Dermatology, May 2006

Graeme Lipper, MD


May 01, 2006

Dermatologic Surgery

Painless, Nonablative, Immediate Skin Contraction Induced by Low-Fluence Irradiation With New Infrared Device: A Report of 25 Patients

Ruiz-Esparza J
Archives of Dermatology. 2006:32;601-610

Nonablative rejuvenation (NAR) is rapidly supplanting traditional ablative methods such as laser skin resurfacing for the treatment of photoaging and skin laxity. In addition to the obvious benefits of reduced downtime and rare adverse events, nonablative lasers and radiofrequency devices also provide flexibility by allowing skin surgeons to treat off-face sites such as the neck and extremities without safety concerns. In this case series of 25 patients with facial laxity, Ruiz-Esparza reports immediate and prolonged skin tightening using a recently developed infrared light source (Titan; Cutera Inc; Brisbane, California). In contrast to alternative radiofrequency technologies, he notes that the infrared device produced nonablative skin tightening with negligible patient discomfort.

Twenty-five volunteer patients (23 female; age range: 44-75 years; skin types I-IV) comprised the treatment group, and these subjects received between 1 and 3 sessions at fluences ranging between 20 and 40 J/cm2. Treatment areas included eyebrow lifting only (n = 3); eyebrow, cheek, and neck laxity (n = 21); and lower face only (n = 1). All of these treatments represent off-label uses of a US Food and Drug Administration-approved device (Titan). Outcome measures included laxity improvement assessed by a blinded investigator using a quartile scale (excellent, moderate, minimal, or no improvement) and patient self-assessment. Photographic assessments were made immediately after treatment, less than a week after treatment, "several weeks" after treatment, and up to 12 months after treatment.

Almost all patients (22 of 25) showed immediate skin tightening; photographic results were graded as excellent (n = 13), moderate (n = 3), minimal (n = 6), and no results (n = 3). These results were noted to be durable at follow-up periods ranging from "several weeks" to 12 months. Treatments were well tolerated, with patients noting minimal discomfort. Three patients developed "isolated small, superficial second-degree burns" that healed without consequence. All patients expressed satisfaction with the procedure.


The Titan device contains an infrared lamp handpiece, delivering up to 40 J/cm2 of infrared light (1100-1800 nm) over several seconds. This energy is delivered in a steady fashion through a large chilled sapphire window tip (1 cm x 1.5 cm). In contrast to nonablative radiofrequency devices,[1,2] such as the ThermaCool system (Thermage; Hayward, California), the Titan system delivers lower fluences over a longer time, gradually heating the dermis. Because infrared energy is absorbed by tissue water, this system is hypothesized to alter collagen from a triple helix-crystalline structure into a constricted, random coil structure, resulting in immediate tissue tightening. In contrast, delayed improvement is attributed to new collagen synthesis over a period of months.

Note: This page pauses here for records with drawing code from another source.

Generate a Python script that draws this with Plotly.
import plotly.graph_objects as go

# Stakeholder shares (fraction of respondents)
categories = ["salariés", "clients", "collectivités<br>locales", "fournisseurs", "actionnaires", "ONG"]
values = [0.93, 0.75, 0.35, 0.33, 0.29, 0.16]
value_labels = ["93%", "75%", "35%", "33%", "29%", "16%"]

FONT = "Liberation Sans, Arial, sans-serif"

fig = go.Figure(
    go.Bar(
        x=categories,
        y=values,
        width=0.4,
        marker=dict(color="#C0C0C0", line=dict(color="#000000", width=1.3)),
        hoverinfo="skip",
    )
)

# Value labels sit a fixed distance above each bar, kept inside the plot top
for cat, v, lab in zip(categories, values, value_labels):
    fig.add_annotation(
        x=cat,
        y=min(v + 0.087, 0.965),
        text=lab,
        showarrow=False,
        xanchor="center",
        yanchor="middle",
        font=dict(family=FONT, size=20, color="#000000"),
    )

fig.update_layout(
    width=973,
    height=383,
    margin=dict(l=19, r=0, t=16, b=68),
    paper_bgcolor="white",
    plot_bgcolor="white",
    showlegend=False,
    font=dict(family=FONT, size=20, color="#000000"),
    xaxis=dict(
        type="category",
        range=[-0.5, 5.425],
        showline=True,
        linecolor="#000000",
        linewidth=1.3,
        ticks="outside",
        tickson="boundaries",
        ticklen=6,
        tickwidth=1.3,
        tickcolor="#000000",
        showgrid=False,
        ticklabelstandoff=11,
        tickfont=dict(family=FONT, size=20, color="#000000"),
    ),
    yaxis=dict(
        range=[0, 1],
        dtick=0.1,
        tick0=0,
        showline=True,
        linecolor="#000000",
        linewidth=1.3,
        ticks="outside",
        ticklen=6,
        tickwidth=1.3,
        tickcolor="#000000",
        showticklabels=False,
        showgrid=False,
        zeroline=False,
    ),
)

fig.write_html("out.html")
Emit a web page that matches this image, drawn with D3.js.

The case series reported by Ruiz-Esparza suggests clinical efficacy, but should be interpreted with caution. Significant study limitations include the lack of internal or external controls, standardized long-term follow-up, or histologic confirmation of posttreatment collagen contraction (the proposed mechanism of infrared-induced immediate skin contraction). Furthermore, some patients received single treatments while others received multiple treatments, and treatment parameters varied from subject to subject, as did follow-up (several weeks" to 12 months).

Future studies should aim to confirm both immediate tissue tightening as well as short-term (weeks) and long-term (6 months+) tissue effects, using objective criteria to document efficacy. Such studies must use consistent treatment parameters, treatment numbers, treatment intervals, and follow-up.


  1. Fitzpatrick RE, Geronemus R, Goldberg D, et al. First multi-center study of a new nonablative radiofrequency device to tighten facial tissue. Lasers Surg Med. 2003;15:36.

  2. Zelickson BD, Kist D, Bernstein E, et al. Histological and ultrastructural evaluation of the effects of radiofrequency-based nonablative dermal remodeling device. Arch Dermatol. 2004;140:204.